A franchise agreement is a legally binding contract between Franchisor and Franchisee. This agreement gives the right to the franchisee to use the trademark or brand of the franchisor along with specifying the term and condition concerning the franchise.

Does India have a specific law for franchise business?

No, India doesn’t have any separate enactment for franchise business. But there are some laws which governs various aspects of franchise agreement such as: -

  1. The Indian Contract Act, 1872
  2. The Competition Act, 2002
  3. Income Tax Act, 1961
  4. Consumer Protection Act, 1986
  5. Arbitration and Conciliation Act, 1996
  6. The Foreign Exchange Management Act, 1999
  7. The Trademarks Act, 1999, Patent Act, 1970, Design Act, 2000, Copyright Act 1957

What are the grounds for termination of the franchise agreement?

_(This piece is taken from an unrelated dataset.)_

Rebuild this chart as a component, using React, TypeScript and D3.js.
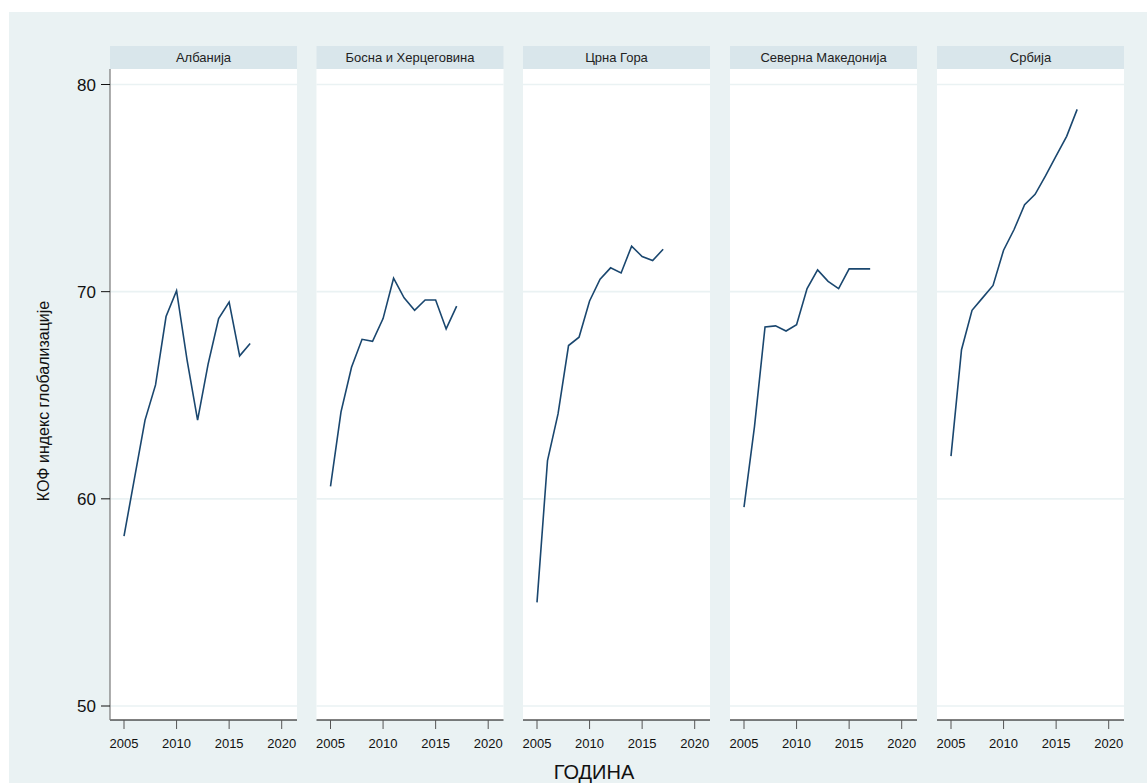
import React from "react";
import * as d3 from "d3";

const countries = ["Албанија", "Босна и Херцеговина", "Црна Гора", "Северна Македонија", "Србија"];
const years = [2005, 2006, 2007, 2008, 2009, 2010, 2011, 2012, 2013, 2014, 2015, 2016, 2017];
const albania = [58.2, 61.0, 63.8, 65.5, 68.8, 70.05, 66.7, 63.8, 66.5, 68.7, 69.5, 66.9, 67.5];
const bosnia = [60.6, 64.2, 66.35, 67.7, 67.6, 68.7, 70.65, 69.7, 69.1, 69.6, 69.6, 68.2, 69.3];
const montenegro = [55.0, 61.85, 64.1, 67.4, 67.8, 69.55, 70.6, 71.15, 70.9, 72.2, 71.7, 71.5, 72.05];
const macedonia = [59.6, 63.5, 68.3, 68.35, 68.1, 68.4, 70.15, 71.05, 70.5, 70.15, 71.1, 71.1, 71.1];
const serbia = [62.06, 67.2, 69.1, 69.7, 70.3, 72.0, 73.0, 74.2, 74.7, 75.6, 76.55, 77.5, 78.8];
const seriesList = [albania, bosnia, montenegro, macedonia, serbia];
const yTicks = [50, 60, 70, 80];
const xTicks = [2005, 2010, 2015, 2020];
const yTitle = "КОФ индекс глобализације";
const xTitle = "ГОДИНА";

const W = 1147;
const H = 783;
const panelLefts = [110, 316.5, 523, 730, 937];
const panelW = 187;
const plotTop = 69;
const plotBottom = 720;
const headerTop = 46;
const font = "Arial, 'Liberation Sans', sans-serif";

export default function App() {
  const y = d3.scaleLinear().domain([50, 80]).range([706, 84.5]);
  const x0 = d3.scaleLinear().domain([2005, 2020]).range([14, 171.7]);
  const line = d3
    .line<[number, number]>()
    .x((d) => x0(d[0]))
    .y((d) => y(d[1]));

  return (
    <svg
      width={W}
      height={H}
      style={{ position: "absolute", left: 0, top: 0, fontFamily: font }}
    >
      <rect x={0} y={0} width={W} height={H} fill="#ffffff" />
      <rect x={9} y={12} width={W - 9} height={H - 12} fill="#eaf2f3" />
      {countries.map((c, i) => {
        const left = panelLefts[i];
        const data = years.map((yr, k) => [yr, seriesList[i][k]] as [number, number]);
        return (
          <g key={c} transform={`translate(${left},0)`}>
            <rect x={0} y={headerTop} width={panelW} height={plotTop - headerTop} fill="#d9e6eb" />
            <text
              x={panelW / 2}
              y={(headerTop + plotTop) / 2 + 4.5}
              textAnchor="middle"
              fontSize={13}
              fill="#222"
            >
              {c}
            </text>
            <rect x={0} y={plotTop} width={panelW} height={plotBottom - plotTop} fill="#ffffff" />
            {yTicks.map((t) => (
              <line
                key={t}
                x1={0}
                x2={panelW}
                y1={y(t)}
                y2={y(t)}
                stroke="#eaf2f3"
                strokeWidth={1.6}
              />
            ))}
            <path d={line(data) || ""} fill="none" stroke="#1a476f" strokeWidth={1.6} strokeLinejoin="miter" />
            <line x1={0} x2={panelW} y1={plotBottom} y2={plotBottom} stroke="#000" strokeWidth={1} />
            {xTicks.map((t) => (
              <g key={t}>
                <line x1={x0(t)} x2={x0(t)} y1={plotBottom} y2={plotBottom + 9} stroke="#555" strokeWidth={1} />
                <text x={x0(t)} y={plotBottom + 28} textAnchor="middle" fontSize={13} fill="#111">
                  {t}
                </text>
              </g>
            ))}
            {i === 0 && (
              <g>
                <line x1={0} x2={0} y1={plotTop} y2={plotBottom} stroke="#777" strokeWidth={1.2} />
                {yTicks.map((t) => (
                  <g key={t}>
                    <line x1={-9} x2={0} y1={y(t)} y2={y(t)} stroke="#111" strokeWidth={1} />
                    <text x={-14} y={y(t) + 6} textAnchor="end" fontSize={17} fill="#111">
                      {t}
                    </text>
                  </g>
                ))}
              </g>
            )}
          </g>
        );
      })}
      <text
        transform={`translate(49,401) rotate(-90)`}
        textAnchor="middle"
        fontSize={16}
        fill="#111"
      >
        {yTitle}
      </text>
      <text x={594} y={779} textAnchor="middle" fontSize={20} fill="#111">
        {xTitle}
      </text>
    </svg>
  );
}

It is essential to include the provisions pertaining to termination of the franchise agreement. The grounds for termination may include the following:

  1. A material breach of the agreement,
  2. Legal incapacity of any party to perform the agreement,
  3. Description of changes in the legal and regulatory framework in the country which may lead to termination
  4. Brand violation by the franchisee

What is franchise royalty fee?

A franchise royalty fee is ongoing fee that the franchisee pays to the franchisor as a part of their franchising agreement.

What will be the stamp duty payable on franchise agreement?

According to section 17 of Indian Stamp Act, 1899  “all instrument chargeable with duty and executed by any person in India shall be stamped before or at the time of execution” whereas section 2(14) defines the term “Instrument” includes every document by which any right or liability is, or purports to be, created, transferred, limited, extended, extinguished or record.